Diabetes is a disease that affects the way we process food for energy and growth. With all forms of diabetes—type 1, type 2 and gestational diabetes—the body has trouble converting sugar in the blood into energy, resulting in a host of potential health problems.
Diabetic retinopathy is caused by poorly controlled blood sugars or occasionally, having diabetes for many years.
Often there are NO symptoms. Diabetes related vision changes can occur so gradually until the damage is so progressed that vision cant’ be restored.
Diabetic retinopathy is certainly preventable with proper blood sugar control, but once the retinal damage occurs, it can be treated but not reversed.
Diabetics need to get their eyes examined every year.
There are various stages of the retinal damage: mild, moderate, severe, and proliferative retinopathy. Each is defined by the amount of blood and protein leaking into the retina and the extent of the retina affected.
The eye damage cannot be reversed. The leaky vessels can be treated, but the damage is permanent. Also, diabetics are twice as likely to develop both cataracts and glaucoma
Diabetes increases the likelihood that common diabetes-related vision problems or diseases might occur:
- Diabetics are prone to developing cataracts (a clouding of the eye’s lens) at an earlier age.
- People with diabetes are almost 50% more likely to develop glaucoma, an eye disorder that damages the optic nerve often marked by an increase of internal eye pressure.

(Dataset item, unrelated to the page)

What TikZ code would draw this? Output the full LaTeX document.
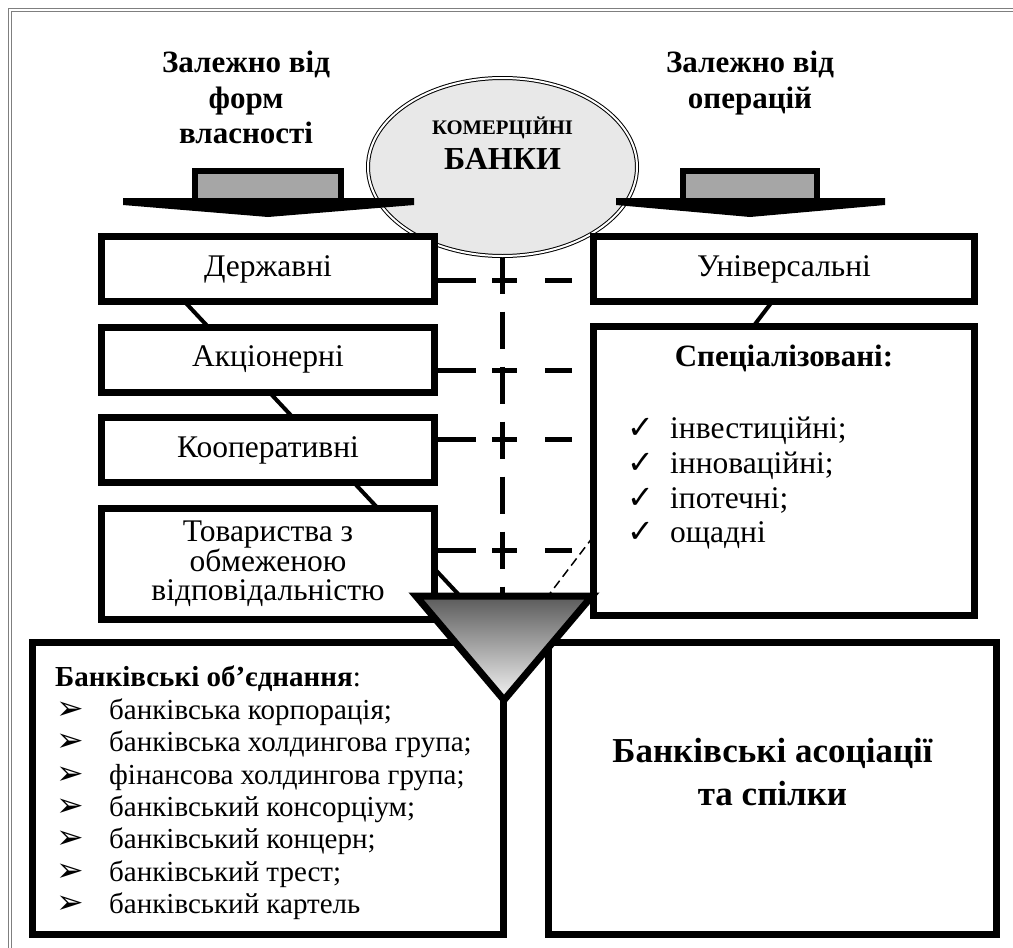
\documentclass[tikz,border=0pt]{standalone}
\usepackage{fontspec}
\setmainfont{Liberation Serif}
\newfontfamily\symfont{DejaVu Sans}
\usepackage{tikz}
\usetikzlibrary{shapes.geometric, positioning, backgrounds, calc}
\definecolor{stemgray}{HTML}{A6A6A6}
\definecolor{ellgray}{HTML}{E8E8E8}
\definecolor{framegray}{HTML}{7F7F7F}
\definecolor{tridark}{HTML}{5A5A5A}
\newcommand{\chk}{\makebox[43pt][l]{\symfont\fontsize{32}{32}\selectfont ✓}}
\newcommand{\bul}{\makebox[54pt][l]{\hspace{1pt}\symfont\fontsize{33}{33}\selectfont ➢}}

\begin{document}
\begin{tikzpicture}[x=1pt, y=-1pt,
  box/.style={rectangle, draw, line width=7pt, fill=white, inner sep=0pt, outer sep=3.5pt, align=center, minimum width=333pt, minimum height=65pt, font=\fontsize{31.5}{28.5}\selectfont},
  heading/.style={align=center, inner sep=0pt, font=\bfseries\fontsize{31}{35.5}\selectfont},
  hline/.style={line width=5pt, dash pattern=on 38pt off 16pt on 25pt off 28pt on 27pt off 30pt},
  vline/.style={line width=5pt, dash pattern=on 37pt off 18pt},
  link/.style={line width=4pt},
  thinlink/.style={line width=1.5pt, dash pattern=on 9pt off 5pt}
]
  \useasboundingbox (0,0) rectangle (1013,948);
  \draw[framegray, line width=1pt, double, double distance=2pt] (10,948) -- (10,10) -- (1013,10);

  \node[heading, anchor=north] (hl) at (246,51) {Залежно від\\форм\\власності};
  \node[heading, anchor=north] (hr) at (750,51) {Залежно від\\операцій};

  \node[ellipse, draw, line width=1pt, double, double distance=2pt, fill=ellgray, minimum width=269pt, minimum height=178pt, inner sep=0pt] (kb) at (502.5,167) {};
  \node[font=\bfseries\fontsize{20.7}{20.7}\selectfont, anchor=base] (kbt) at (502.5,134) {КОМЕРЦІЙНІ};
  \node[font=\bfseries\fontsize{32}{32}\selectfont, anchor=base] (kbb) at (502.5,169) {БАНКИ};

  \node[box] (dzh) at (268,269) {Державні};
  \node[box, below=18.5pt of dzh] (akc) {Акціонерні};
  \node[box, below=18.5pt of akc] (koop) {Кооперативні};
  \node[box, below=18.5pt of koop, minimum height=111pt] (tov) {Товариства з\\обмеженою\\відповідальністю};
  \node[box, right=152pt of dzh, minimum width=381pt] (univ) {Універсальні};
  \node[box, below=17.5pt of univ, minimum width=381pt, minimum height=289pt] (spec) {};
  \node[font=\bfseries\fontsize{31}{31}\selectfont, inner sep=0pt, below=22pt of spec.north] (spect) {Спеціалізовані:};
  \node[align=left, anchor=north west, inner sep=0pt, font=\fontsize{31.5}{34.7}\selectfont] (specl) at (627,417) {\chk інвестиційні;\\\chk інноваційні;\\\chk іпотечні;\\\chk ощадні};

  \draw[line width=6pt, fill=stemgray] (195,171) rectangle (341,203);
  \fill (123,198) -- (414,198) -- (414,205) -- (268,217) -- (123,205) -- cycle;
  \draw[line width=6pt, fill=stemgray] (683,171) rectangle (817,203);
  \fill (616,198) -- (885,198) -- (885,205) -- (750,217) -- (616,205) -- cycle;

  \node[box, below=16pt of tov, minimum width=471pt, minimum height=292pt] (ob) {};
  \node[box, right=38pt of ob, minimum width=448pt, minimum height=292pt] (asoc) {};
  \node[align=center, font=\bfseries\fontsize{35}{43}\selectfont] (asoct) at ($(asoc.center)+(0,-16)$) {Банківські асоціації\\та спілки};
  \node[align=left, anchor=north west, inner sep=0pt, font=\fontsize{29}{32.4}\selectfont] (obl) at (55,666) {\textbf{Банківські об’єднання}:\\\bul банківська корпорація;\\\bul банківська холдингова група;\\\bul фінансова холдингова група;\\\bul банківський консорціум;\\\bul банківський концерн;\\\bul банківський трест;\\\bul банківський картель};

  \coordinate (tl) at (416,596);
  \coordinate (tr) at (592,596);
  \coordinate (tb) at (504,700);
  \coordinate (lu) at ([xshift=-114pt]dzh.center);
  \coordinate (ru) at ([xshift=13pt]univ.center);
  \coordinate (lt) at ($(tl)!0.25!(tr)$);
  \coordinate (rt) at ($(tl)!0.75!(tr)$);

  \begin{scope}[on background layer]
    \draw[vline] (kb.south) -- (kb.south |- tl);
    \draw[hline] ([yshift=-11pt]dzh.east) -- ([yshift=-11pt]dzh.east -| univ.west);
    \draw[hline] ([yshift=-10.5pt]akc.east) -- ([yshift=-10.5pt]akc.east -| spec.west);
    \draw[hline] ([yshift=11pt]koop.east) -- ([yshift=11pt]koop.east -| spec.west);
    \draw[hline] ([yshift=13pt]tov.east) -- ([yshift=13pt]tov.east -| spec.west);
    \draw[link] (lu) -- (lt);
    \draw[link] (ru) -- ($(ru)!0.7!(rt)$);
    \draw[thinlink] ($(ru)!0.817!(rt)$) -- (rt);
  \end{scope}

  \shadedraw[line width=7pt, top color=tridark, bottom color=white!96!black] (tl) -- (tr) -- (tb) -- cycle;
\end{tikzpicture}
\end{document}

- Macular edema (and macular degeneration) are more common in diabetics due to malfunctioning blood vessels in the middle region of the retina responsible for central, sharp vision.
- Most notably, diabetes can result in diabetic retinopathy; an eye disease that affects the blood vessels in the all-important retina. Nearly 45 percent of Americans diagnosed with diabetes have some stage of diabetic retinopathy.
That’s why there’s no separating diabetes and vision. If you have diabetes, then you should understand vision problems that increase in likelihood as a result of the disease.
Over 21 million people in the United States have diabetes, with an estimated additional 6 million people unaware they have a form of the disease. What’s more, an estimated 54 million Americans ages 40 to 74 have prediabetes, a condition that puts them at risk for developing type 2 diabetes. According to a recent American Optometric Association survey, diabetes is the leading cause of new cases of blindness among adults ages 20 to 74.